Search code examples
python-2.7csvpython-3.xcmp

Delete Duplicate records in CSV file in python 2.7


My INPUT file:

1,boss,30
2,go,35
2,nan,45
3,fog,33
4,kd,55
4,gh,56

Output file should be:

1,boss,30
3,fog,33

Means my output file should be free from duplicates. I should delete the record which is repeating based on the column 1.

Code I tried:

source_rd = csv.writer(open("Non_duplicate_source.csv", "wb"),delimiter=d)
gok = set()
for rowdups in sort_src:
    if rowdups[0] not in gok:
        source_rd.writerow(rowdups)
        gok.add( rowdups[0])

Output I got:

1,boss,30
2,go,35
3,fog,33
4,kd,55

What am I doing wrong?


Solution

  • You can just loop the file twice.

    The first time through, count all the duplicates.

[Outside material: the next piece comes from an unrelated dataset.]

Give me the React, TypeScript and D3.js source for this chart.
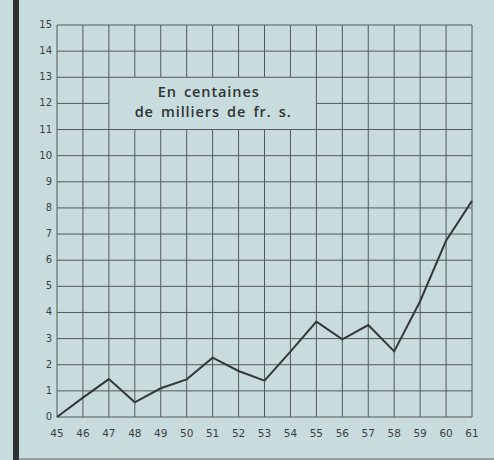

Second time through fetch the ones of interest.

    import csv
    
    gok={}
    with open(fn) as fin:
        reader=csv.reader(fin)
        for e in reader:
            gok[e[0]]=gok.setdefault(e[0], 0)+1
    
    with open(fn) as fin:
        reader=csv.reader(fin)
        for e in reader:
            if gok[e[0]]==1:
                print e
    

    Prints:

    ['1', 'boss', '30']
    ['3', 'fog', '33']
    

    The reason your method does not work is that once the second instance of the duplicate is seen, the first has already been written.